> WHAT THIS TASK INVOLVES: In the lines below, output everything from the first line through the line containing "df = pd.DataFrame(rows)" exactly as it is. Pictures are not part of the output.

> SOURCE EXCERPT:
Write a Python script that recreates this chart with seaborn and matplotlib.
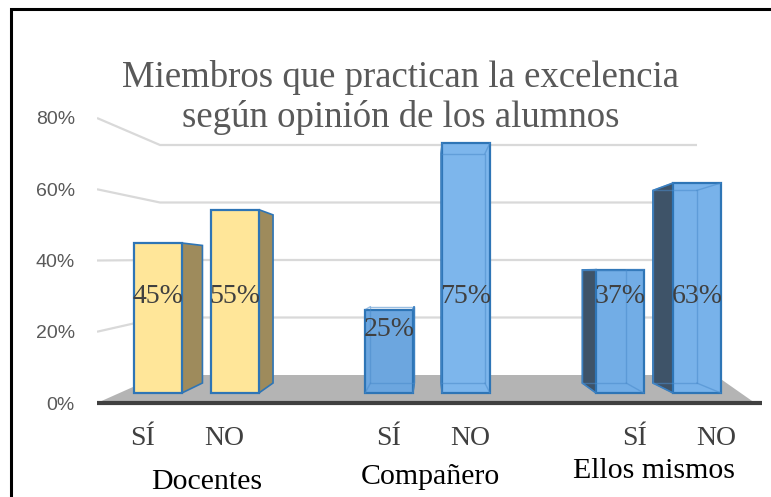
import numpy as np
import pandas as pd
import matplotlib
matplotlib.use("Agg")
import matplotlib.pyplot as plt
from matplotlib.patches import Polygon, Rectangle
import seaborn as sns

# data
groups = ["Docentes", "Compañero", "Ellos mismos"]
answers = ["SÍ", "NO"]
values = [[0.45, 0.55], [0.25, 0.75], [0.37, 0.63]]
yticks = [0, 0.2, 0.4, 0.6, 0.8]
title_lines = ["Miembros que practican la excelencia", "según opinión de los alumnos"]

# styles
face_colors = ["#FFE699", "#FFE699", "#6CA6DF", "#7DB6EC", "#72ADE6", "#78B2EA"]
side_colors = ["#9E8B5C", "#9E8B5C", "#4F7FB0", "#4F7FB0", "#3E5368", "#3E5368"]
edge_col = "#2E75B6"
bar_w = 0.62

rows = []
for g, grp in enumerate(groups):
    for a, ans in enumerate(answers):
        rows.append({"grupo": grp, "resp": ans, "valor": values[g][a],
                     "pos": 3 * g + a, "id": grp + "-" + ans})
df = pd.DataFrame(rows)

sns.set_theme(style="white")
plt.rcParams["font.family"] = ["Liberation Serif", "DejaVu Serif"]

fig = plt.figure(figsize=(7.71, 4.97), dpi=100)
ax = fig.add_axes([97 / 771, 77 / 497, 668 / 771, 310 / 497])
ax.patch.set_visible(False)

# fake 3d: one vanishing point for the bar depth
VP = np.array([3.53, 0.3615])
S = 0.917


def back(x, y):
    p = np.array([x, y])
    return VP + S * (p - VP)


def tick_y(v):
    # where the axis labels sit (front of the left wall)
    return -0.03 + 1.06875 * v


def wall_y(v):
    # same value on the back wall
    return 0.054 + 0.8625 * v


x_left, x_right = -0.792, 7.883
x_wall0, x_wall1 = 0.026, 7.0

# gridlines on the walls
for t in yticks[1:]:
    ax.plot([x_left, x_wall0, x_wall1], [tick_y(t), wall_y(t), wall_y(t)],
            color="#D9D9D9", lw=1.6, zorder=1, solid_capstyle="butt")

# floor
floor = Polygon([(x_left, tick_y(0)), (7.753, tick_y(0)), (7.234, wall_y(0)), (x_wall0, wall_y(0))],
                closed=True, fc="#B4B4B4", ec="none", zorder=1.5)
ax.add_patch(floor)
ax.plot([x_left, 7.85], [tick_y(0), tick_y(0)], color="#404040", lw=3, zorder=2,
        solid_capstyle="butt")

# side faces of the bars
for i, r in df.iterrows():
    xl, xr, v = r["pos"] - bar_w / 2, r["pos"] + bar_w / 2, r["valor"]
    edge = xr if xr < VP[0] else xl
    b0, b1 = back(edge, 0), back(edge, v)
    side = Polygon([(edge, 0), (edge, v), tuple(b1), tuple(b0)], closed=True,
                   fc=side_colors[i], ec=edge_col, lw=1.2, zorder=2.5)
    ax.add_patch(side)

sns.barplot(data=df, x="pos", y="valor", hue="id", palette=dict(zip(df["id"], face_colors)),
            native_scale=True, width=bar_w, dodge=False, legend=False, errorbar=None,
            saturation=1, edgecolor=edge_col, linewidth=1.6, ax=ax, zorder=3)

# see-through back edges of the blue bars
for i, r in df.iterrows():
    if r["grupo"] == "Docentes":
        continue
    xl, xr, v = r["pos"] - bar_w / 2, r["pos"] + bar_w / 2, r["valor"]
    corners = [(xl, 0), (xr, 0), (xr, v), (xl, v)]
    bc = [back(*c) for c in corners]
    bx = [c[0] for c in bc] + [bc[0][0]]
    by = [c[1] for c in bc] + [bc[0][1]]
    ax.plot(bx, by, color="#4A8BCB", lw=1, alpha=0.55, zorder=4)
    for c, b in zip(corners, bc):
        ax.plot([c[0], b[0]], [c[1], b[1]], color="#4A8BCB", lw=1, alpha=0.55, zorder=4)

# value labels
for i, r in df.iterrows():
    v = r["valor"]
    ax.text(r["pos"], min(0.29, v - 0.06), f"{round(v * 100)}%", ha="center", va="center",
            fontsize=20, color="#404040", zorder=6)

ax.set_xlim(x_left, x_right)
ax.set_ylim(-0.081, 0.849)

ax.set_yticks([tick_y(t) for t in yticks])
ax.set_yticklabels([f"{round(t * 100)}%" for t in yticks], family="Liberation Sans",
                   fontsize=14, color="#595959")
xc = 3.14
ax.set_xticks([xc + 1.065 * (p - xc) for p in df["pos"]])
ax.set_xticklabels(df["resp"], fontsize=20, color="#404040")
ax.tick_params(axis="y", length=0, pad=16)
ax.tick_params(axis="x", length=0, pad=4)
ax.set_xlabel("")
ax.set_ylabel("")
for s in ax.spines.values():
    s.set_visible(False)

# category names
for g, grp in enumerate(groups):
    gx = 3 * g + 0.5 + 0.13 - 0.095 * g
    ax.text(gx, -0.27 + 0.0055 * gx, grp, ha="center", va="center", fontsize=21.5,
            color="black", clip_on=False)

# title
fig.text(0.52, 1 - 87 / 497, title_lines[0], ha="center", va="baseline", fontsize=26.5,
         color="#595959")
fig.text(0.52, 1 - 127 / 497, title_lines[1], ha="center", va="baseline", fontsize=26.5,
         color="#595959")

# outer frame (cut off on the right and bottom like the source)
fig.add_artist(Rectangle((11 / 771, -0.1), 1.2, 1 - 9 / 497 + 0.1, transform=fig.transFigure,
                         fill=False, ec="black", lw=2.2))

fig.savefig("out.png", dpi=100)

> FULL RESPONSE:
Write a Python script that recreates this chart with seaborn and matplotlib.
import numpy as np
import pandas as pd
import matplotlib
matplotlib.use("Agg")
import matplotlib.pyplot as plt
from matplotlib.patches import Polygon, Rectangle
import seaborn as sns

# data
groups = ["Docentes", "Compañero", "Ellos mismos"]
answers = ["SÍ", "NO"]
values = [[0.45, 0.55], [0.25, 0.75], [0.37, 0.63]]
yticks = [0, 0.2, 0.4, 0.6, 0.8]
title_lines = ["Miembros que practican la excelencia", "según opinión de los alumnos"]

# styles
face_colors = ["#FFE699", "#FFE699", "#6CA6DF", "#7DB6EC", "#72ADE6", "#78B2EA"]
side_colors = ["#9E8B5C", "#9E8B5C", "#4F7FB0", "#4F7FB0", "#3E5368", "#3E5368"]
edge_col = "#2E75B6"
bar_w = 0.62

rows = []
for g, grp in enumerate(groups):
    for a, ans in enumerate(answers):
        rows.append({"grupo": grp, "resp": ans, "valor": values[g][a],
                     "pos": 3 * g + a, "id": grp + "-" + ans})
df = pd.DataFrame(rows)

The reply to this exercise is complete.